Home > Nanotechnology Columns > Jim Egan > Sun Blind
Jim Egan Principal Partner Ferrumar |
Abstract:
Nanotech in space can provide mankind with a range of timely, cost-effective and multi-use enabling technologies to mitigate climate change. One approach is described below.
February 12th, 2010
Sun Blind
There is another geo-engineering solution for cooling earth that merits attention, which the Financial Times overlooked in its 17th Dec. 2009 article "Sun shield" (Science Briefing, via link ).
Through targeted tax breaks and robust government R&D grants the global nanotech industry can be instantly stimulated to fast-track the development of orbiting sun abatement materials and systems. These will be more cost effective (aside from their multi-use probabilities), more politically viable (due to the absence of property rights conflicts), and hence more quickly deployable than positioning reflectors throughout the world as proposed by Peter Irvine and his fellow researchers at the University of Bristol. For more on that latter initiative see Environ. Res. Lett. 4 (2009) via link .

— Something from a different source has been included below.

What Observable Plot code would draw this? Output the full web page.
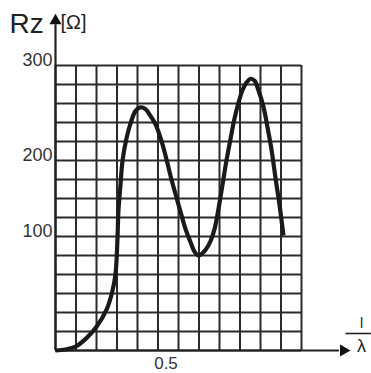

Thus properly incentivized, within a mere lifetime nanotechnology could well advance to the point where ‘buckeyballs' and ‘buckeywires' can be mass-produced (ideally from space-based commercial platforms). The resulting microstructure filaments would be programmed to self-align into vast micro-thin sheets. Enormous arrays of those remotely controllable and steerable ‘solar ribbons', ‘sun ribbons', ‘space ribbons', ‘nano sieves' and ‘nano buckets' could be interconnected and then positioned in sun-synchronous orbits to ever-so-slightly filter, absorb or otherwise reduce the warming effects of our Sun's infrared and ultraviolet ray emissions.
I favor employing pulse lasers (collocated within each huge array of interconnected solar ribbons) to regularly fire stored energy bursts to a few hundred Earth-based receiving / collection fields. An adjacent ground station at each collection field would step-down and distribute that energy to substations and customers connected to smart grids via ‘nanowires'. Those highly efficient nanowires will lose precious little energy compared to today's crude and incredibly leaky high-voltage transmission lines, which have evolved little since the 1890s.
Imagine the photonic energy-gathering potential of multiple nearly-contiguous 250,000 km2 arrays that can operate 24/7, largely autonomously, with near-zero maintenance. Who will need polluting fossil fuels then?